*RAW DATA*:
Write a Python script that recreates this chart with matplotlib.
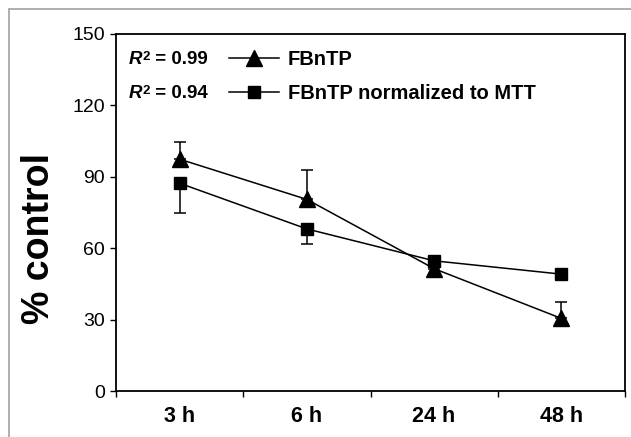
import matplotlib
matplotlib.use("Agg")
import matplotlib.pyplot as plt
from matplotlib.patches import Rectangle

plt.rcParams['font.family'] = ['Liberation Sans', 'DejaVu Sans']

categories = ["3 h", "6 h", "24 h", "48 h"]
fbntp = [97.4, 80.5, 51.4, 30.5]
fbntp_err_plus = [7.3, 12.4, 1.5, 7.0]
fbntp_mtt = [87.3, 68.1, 54.7, 49.1]
fbntp_mtt_err_minus = [12.4, 6.3, 2.0, 1.5]
r2_labels = ["0.99", "0.94"]
series_labels = ["FBnTP", "FBnTP normalized to MTT"]
yticks = [0, 30, 60, 90, 120, 150]

W, H = 631, 437
fig = plt.figure(figsize=(W / 100, H / 100), dpi=100)
fig.patch.set_facecolor('white')

# outer grey frame
fig.patches.append(Rectangle((9 / W, -0.2), 1.2, 1.2 - 9 / H,
                             transform=fig.transFigure, fill=False,
                             edgecolor='#a8a8a8', linewidth=1.3))

ax = fig.add_axes([116 / W, (H - 391) / H, (625 - 116) / W, (391 - 34) / H])
x = list(range(len(categories)))

ax.errorbar(x, fbntp, yerr=[[0] * 4, fbntp_err_plus], fmt='none', ecolor='black',
            capsize=4.5, elinewidth=1.1, capthick=1.1, zorder=2)
ax.errorbar(x, fbntp_mtt, yerr=[fbntp_mtt_err_minus, [0] * 4], fmt='none',
            ecolor='black', capsize=4.5, elinewidth=1.1, capthick=1.1, zorder=2)
l1, = ax.plot(x, fbntp, color='black', marker='^', markersize=12, linewidth=1.1,
              label=series_labels[0], zorder=3)
l2, = ax.plot(x, fbntp_mtt, color='black', marker='s', markersize=8.5,
              linewidth=1.1, label=series_labels[1], zorder=3)

ax.set_xlim(-0.5, 3.5)
ax.set_ylim(0, 150)
ax.set_yticks(yticks)
ax.set_yticklabels([str(v) for v in yticks], fontsize=14)
ax.tick_params(axis='y', direction='out', length=4, width=1, pad=4)

ax.set_xticks(x)
ax.set_xticklabels(categories, fontsize=15.5, fontweight='bold')
ax.tick_params(axis='x', which='major', length=0, pad=11)
ax.set_xticks([-0.5, 0.5, 1.5, 2.5, 3.5], minor=True)
ax.tick_params(axis='x', which='minor', direction='out', length=4.5, width=1)

for s in ax.spines.values():
    s.set_linewidth(1.3)
    s.set_color('black')

ax.set_ylabel('% control', fontsize=27, fontweight='bold')
ax.yaxis.set_label_coords((39 - 116) / 509, (391 - 238.5) / 357)
ax.yaxis.label.set_verticalalignment('center')

# legend
fs = 14.5
fs_px = fs * 100 / 72
leg = ax.legend(handles=[l1, l2], labels=series_labels, loc='upper left',
                bbox_to_anchor=(229 / W, 1 - 50 / H),
                bbox_transform=fig.transFigure, frameon=False,
                borderpad=0, borderaxespad=0, handlelength=50 / fs_px,
                handletextpad=9 / fs_px, labelspacing=0.75,
                prop={'size': fs, 'weight': 'bold'})

# R^2 annotations
for yc, val in zip([60, 94], r2_labels):
    rt = fig.text(129 / W, 1 - yc / H, 'R', fontsize=13.5, fontweight='bold',
                  fontstyle='italic', va='center', ha='left')
    two = ax.annotate('2', xy=(1.02, 1.0), xycoords=rt, va='top', ha='left',
                      fontsize=9.5, fontweight='bold')
    ax.annotate(' = ' + val, xy=(1, 0), xycoords=(two, rt), va='bottom', ha='left',
                fontsize=13.5, fontweight='bold')

fig.savefig('out.png', dpi=100)
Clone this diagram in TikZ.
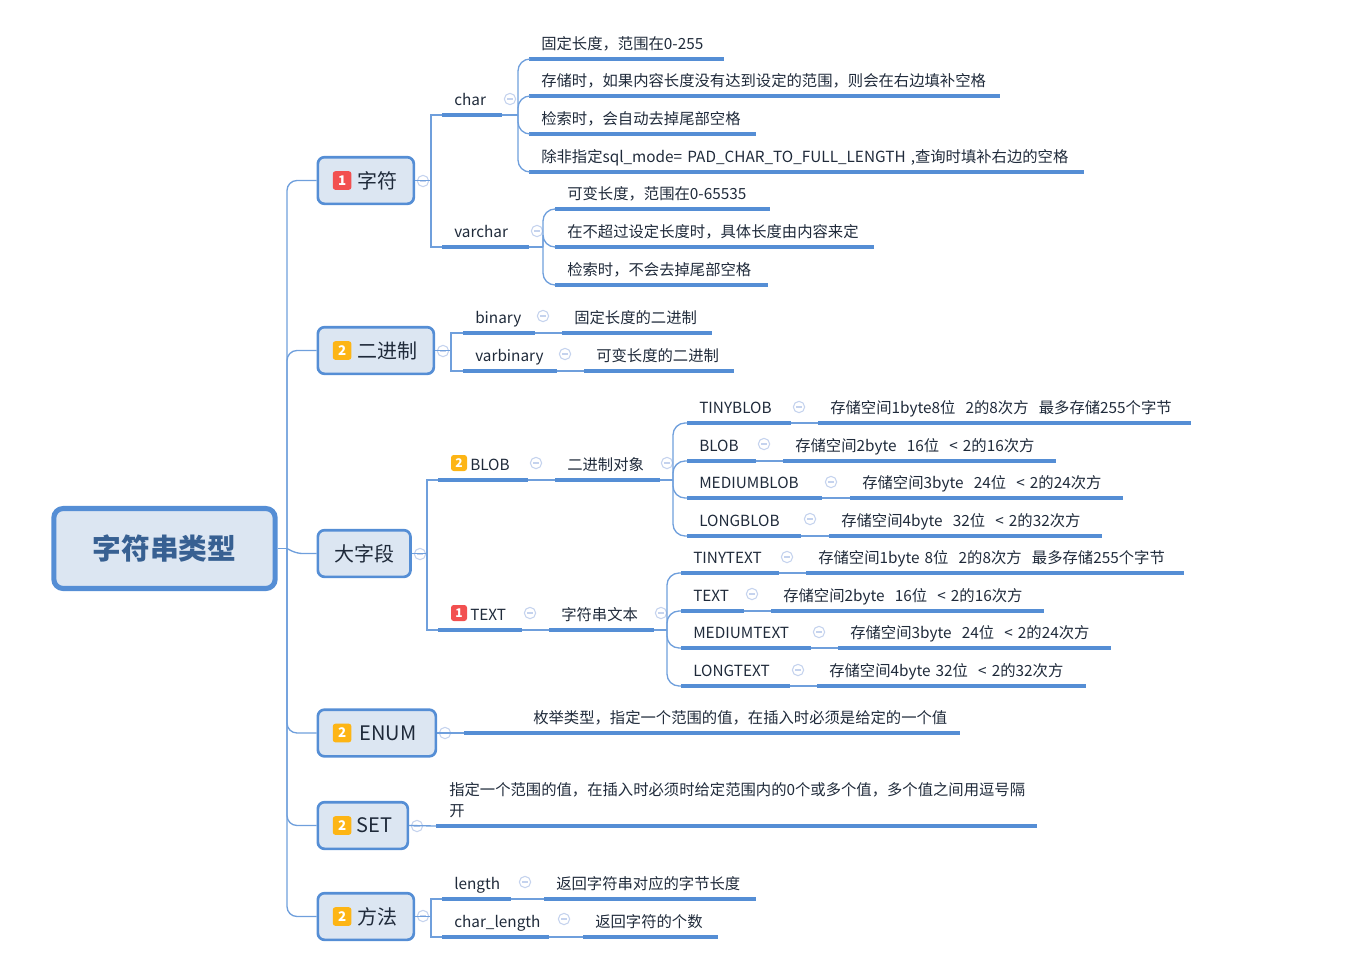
\documentclass[tikz,border=0pt]{standalone}
\usepackage{fontspec}
\setmainfont{Noto Sans CJK SC}
\usetikzlibrary{positioning}

\definecolor{lineblue}{HTML}{6F9FDC}
\definecolor{ruleblue}{HTML}{558ED5}
\definecolor{boxfill}{HTML}{DCE6F2}
\definecolor{roottext}{HTML}{376092}
\definecolor{foldline}{HTML}{C5D3EE}
\definecolor{inktext}{HTML}{1F2A3A}
\definecolor{badgeone}{HTML}{F25050}
\definecolor{badgetwo}{HTML}{FDB515}

\tikzset{
    link/.style={draw=lineblue, line width=1pt, rounded corners=7.5pt},
    hublink/.style={link, rounded corners=9pt},
    underrule/.style={draw=ruleblue, line width=2.4pt},
    leaf/.style={inner xsep=9pt, inner ysep=4.6pt, text height=8pt, text depth=2.5pt, align=left, font=\fontsize{11.5}{13.5}\selectfont, text=inktext},
    topic/.style={draw=ruleblue, fill=boxfill, line width=2pt, rounded corners=5pt, minimum height=35pt, inner sep=0pt, anchor=west, font=\fontsize{15}{18}\selectfont, text=inktext},
    root/.style={draw=ruleblue, fill=boxfill, line width=3.8pt, rounded corners=7pt, minimum width=166pt, minimum height=60pt, font=\fontsize{21.5}{26}\bfseries\selectfont, text=roottext},
    fold/.style={circle, draw=foldline, line width=0.8pt, fill=white, minimum size=8.5pt, inner sep=0pt,
        path picture={\draw[foldline, line width=0.8pt] ([xshift=2pt]path picture bounding box.west) -- ([xshift=-2pt]path picture bounding box.east);}},
    badge/.style={fill=#1, rounded corners=2pt, text=white, inner sep=0pt, minimum size=14pt, font=\fontsize{10}{12}\bfseries\selectfont},
    smallbadge/.style={badge=#1, minimum size=12pt, font=\fontsize{9}{11}\bfseries\selectfont}
}

% a text with its thick line under it: name, left, right, line height, text
\newcommand{\leafnode}[5]{%
    \pgfmathsetmacro{\leafwidth}{(#3-#2)*0.75-18}
    \node[leaf, text width=\leafwidth pt, anchor=south west] (#1) at (#2,#4) {#5};
    \draw[underrule] (#1.south west) -- (#1.south east);
}
% the small circle with the minus: name, x, y
\newcommand{\foldnode}[3]{\node[fold] (#1) at (#2,#3) {};}

\begin{document}
\begin{tikzpicture}[x=0.75pt, y=-0.75pt]
    \useasboundingbox (0,0) rectangle (1356,961);

    % draw the root and the six topics
    \node[root] (strtype) at (164.5,548.5) {字符串类型};
    \node[topic, minimum width=72pt] (chars) at (316.5,180.5) {\hspace*{17pt}字符};
    \node[topic, minimum width=87pt] (bin) at (316.5,350.5) {\hspace*{17pt}二进制};
    \node[topic, minimum width=69.5pt] (big) at (316.5,553.5) {大字段};
    \node[topic, minimum width=88.5pt] (enum) at (316.5,733) {\hspace*{17pt}ENUM};
    \node[topic, minimum width=67.5pt] (set) at (316.5,825.5) {\hspace*{17pt}SET};
    \node[topic, minimum width=72pt] (func) at (316.5,916.5) {\hspace*{17pt}方法};

    \node[badge=badgeone, right=12pt of chars.west] (charsbadge) {1};
    \node[badge=badgetwo, right=12pt of bin.west] (binbadge) {2};
    \node[badge=badgetwo, right=12pt of enum.west] (enumbadge) {2};
    \node[badge=badgetwo, right=12pt of set.west] (setbadge) {2};
    \node[badge=badgetwo, right=12pt of func.west] (funcbadge) {2};

    % the spine from the root to the topics
    \coordinate (spine) at (287,548.5);
    \draw[link] (strtype.east) -- (spine);
    \foreach \t in {chars,bin,enum,set,func}
        \draw[link] (spine) |- (\t.west);
    \draw[link, rounded corners=4pt] (spine) -- (297,553.5) -- (big.west);

    % char and varchar
    \coordinate (charsfork) at (431,180.5);
    \foldnode{charsfold}{423}{181}
    \leafnode{char}{442}{501}{115}{char}
    \leafnode{varchar}{442}{528}{247}{varchar}
    \draw[link] (chars.east) -- (charsfork);
    \draw[link, rounded corners=0pt] (charsfork) |- (char.south west);
    \draw[link, rounded corners=0pt] (charsfork) |- (varchar.south west);
    \foldnode{charfold}{510}{99}
    \foldnode{varcharfold}{537}{231}

    \coordinate (charhub) at (518,115);
    \draw[link] (char.south east) -- (charhub);
    \leafnode{chara}{529}{723}{59}{固定长度，范围在0-255}
    \leafnode{charb}{529}{999}{96}{存储时，如果内容长度没有达到设定的范围，则会在右边填补空格}
    \leafnode{charc}{529}{755}{134}{检索时，会自动去掉尾部空格}
    \leafnode{chard}{529}{1083}{172}{除非指定sql\_mode= PAD\_CHAR\_TO\_FULL\_LENGTH ,查询时填补右边的空格}
    \foreach \n in {chara,charb,charc,chard}
        \draw[hublink] (charhub) |- (\n.south west);

    \coordinate (varcharhub) at (543,247);
    \draw[link] (varchar.south east) -- (varcharhub);
    \leafnode{vara}{555}{769}{209}{可变长度，范围在0-65535}
    \leafnode{varb}{555}{873}{247}{在不超过设定长度时，具体长度由内容来定}
    \leafnode{varc}{555}{767}{285}{检索时，不会去掉尾部空格}
    \foreach \n in {vara,varb,varc}
        \draw[hublink] (varcharhub) |- (\n.south west);

    % binary and varbinary
    \coordinate (binfork) at (451,350.5);
    \foldnode{binfold}{443}{351}
    \leafnode{binary}{463}{534}{333}{binary}
    \leafnode{binarytext}{562}{711}{333}{固定长度的二进制}
    \leafnode{varbinary}{463}{556}{371}{varbinary}
    \leafnode{varbinarytext}{584}{733}{371}{可变长度的二进制}
    \draw[link] (bin.east) -- (binfork);
    \draw[link, rounded corners=0pt] (binfork) |- (binary.south west);
    \draw[link, rounded corners=0pt] (binfork) |- (varbinary.south west);
    \draw[link] (binary.south east) -- (binarytext.south west);
    \draw[link] (varbinary.south east) -- (varbinarytext.south west);
    \foldnode{binaryfold}{543}{316}
    \foldnode{varbinaryfold}{565}{354}

    % blob and text
    \coordinate (bigfork) at (427,553.5);
    \foldnode{bigfold}{420}{554}
    \leafnode{blob}{438}{527}{480}{\hspace*{15pt}BLOB}
    \leafnode{text}{438}{521}{630}{\hspace*{15pt}TEXT}
    \node[smallbadge=badgetwo] (blobbadge) at (459,463) {2};
    \node[smallbadge=badgeone] (textbadge) at (459,613) {1};
    \draw[link] (big.east) -- (bigfork);
    \draw[link, rounded corners=0pt] (bigfork) |- (blob.south west);
    \draw[link, rounded corners=0pt] (bigfork) |- (text.south west);

    \leafnode{blobobj}{555}{659}{480}{二进制对象}
    \draw[link] (blob.south east) -- (blobobj.south west);
    \foldnode{blobfold}{536}{463}
    \foldnode{blobobjfold}{667}{463}
    \coordinate (blobhub) at (673,480);
    \draw[link] (blobobj.south east) -- (blobhub);
    \leafnode{tinyblob}{687}{790}{423}{TINYBLOB}
    \leafnode{blobb}{687}{755}{461}{BLOB}
    \leafnode{mediumblob}{687}{821}{498}{MEDIUMBLOB}
    \leafnode{longblob}{687}{800}{536}{LONGBLOB}
    \foreach \n in {tinyblob,blobb,mediumblob,longblob}
        \draw[hublink] (blobhub) |- (\n.south west);
    \leafnode{tinyblobtext}{818}{1190}{423}{存储空间1byte8位~~2的8次方~~最多存储255个字节}
    \leafnode{blobbtext}{783}{1055}{461}{存储空间2byte~~16位~~< 2的16次方}
    \leafnode{mediumblobtext}{850}{1122}{498}{存储空间3byte~~24位~~< 2的24次方}
    \leafnode{longblobtext}{829}{1101}{536}{存储空间4byte~~32位~~< 2的32次方}
    \foreach \n in {tinyblob,blobb,mediumblob,longblob}
        \draw[link] (\n.south east) -- (\n text.south west);
    \foldnode{tinyblobfold}{799}{407}
    \foldnode{blobbfold}{764}{444}
    \foldnode{mediumblobfold}{831}{482}
    \foldnode{longblobfold}{810}{519}

    \leafnode{textstr}{549}{653}{630}{字符串文本}
    \draw[link] (text.south east) -- (textstr.south west);
    \foldnode{textfold}{530}{613}
    \foldnode{textstrfold}{661}{613}
    \coordinate (texthub) at (667,630);
    \draw[link] (textstr.south east) -- (texthub);
    \leafnode{tinytext}{681}{778}{573}{TINYTEXT}
    \leafnode{textb}{681}{743}{611}{TEXT}
    \leafnode{mediumtext}{681}{810}{648}{MEDIUMTEXT}
    \leafnode{longtext}{681}{789}{686}{LONGTEXT}
    \foreach \n in {tinytext,textb,mediumtext,longtext}
        \draw[hublink] (texthub) |- (\n.south west);
    \leafnode{tinytexttext}{806}{1183}{573}{存储空间1byte 8位~~2的8次方~~最多存储255个字节}
    \leafnode{textbtext}{771}{1043}{611}{存储空间2byte~~16位~~< 2的16次方}
    \leafnode{mediumtexttext}{838}{1110}{648}{存储空间3byte~~24位~~< 2的24次方}
    \leafnode{longtexttext}{817}{1085}{686}{存储空间4byte 32位~~< 2的32次方}
    \foreach \n in {tinytext,textb,mediumtext,longtext}
        \draw[link] (\n.south east) -- (\n text.south west);
    \foldnode{tinytextfold}{787}{557}
    \foldnode{textbfold}{752}{594}
    \foldnode{mediumtextfold}{819}{632}
    \foldnode{longtextfold}{798}{670}

    % enum and set
    \foldnode{enumfold}{445}{733}
    \node[leaf, anchor=south west, inner xsep=0pt] (enumtext) at (533,733) {枚举类型，指定一个范围的值，在插入时必须是给定的一个值};
    \coordinate (enumstart) at (464,733);
    \coordinate (enumend) at (960,733);
    \draw[underrule] (enumstart) -- (enumend);
    \draw[link] (enum.east) -- (enumstart);

    \foldnode{setfold}{417}{826}
    \node[leaf, anchor=south west, inner xsep=0pt, text height=22pt] (settext) at (449,826) {指定一个范围的值，在插入时必须时给定范围内的0个或多个值，多个值之间用逗号隔\\[2pt]开};
    \coordinate (setstart) at (436,826);
    \coordinate (setend) at (1037,826);
    \draw[underrule] (setstart) -- (setend);
    \draw[link] (set.east) -- (setstart);

    % length and char_length
    \coordinate (funcfork) at (431,916.5);
    \foldnode{funcfold}{423}{916}
    \leafnode{length}{442}{510}{899}{length}
    \leafnode{lengthtext}{544}{755}{899}{返回字符串对应的字节长度}
    \leafnode{charlength}{442}{548}{937}{char\_length}
    \leafnode{charlengthtext}{583}{717}{937}{返回字符的个数}
    \draw[link] (func.east) -- (funcfork);
    \draw[link, rounded corners=0pt] (funcfork) |- (length.south west);
    \draw[link, rounded corners=0pt] (funcfork) |- (charlength.south west);
    \draw[link] (length.south east) -- (lengthtext.south west);
    \draw[link] (charlength.south east) -- (charlengthtext.south west);
    \foldnode{lengthfold}{525}{882}
    \foldnode{charlengthfold}{564}{919}
\end{tikzpicture}
\end{document}
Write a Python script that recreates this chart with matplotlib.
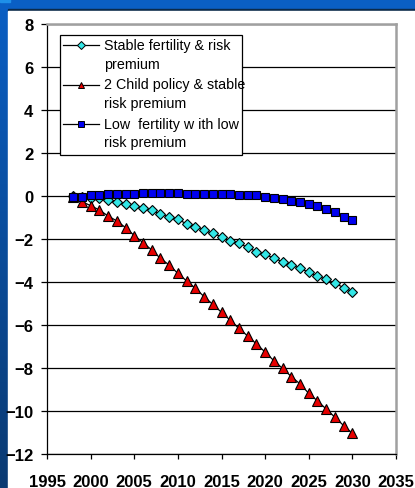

*TASK REQUIREMENTS*:
In the listing above, find the lines holding the word "matplotlib" and copy them.

*THE OUTPUT*:
Write a Python script that recreates this chart with matplotlib.
import matplotlib
matplotlib.use("Agg")
import matplotlib.pyplot as plt
from matplotlib.patches import Rectangle
Write a Python script that recreates this chart with matplotlib.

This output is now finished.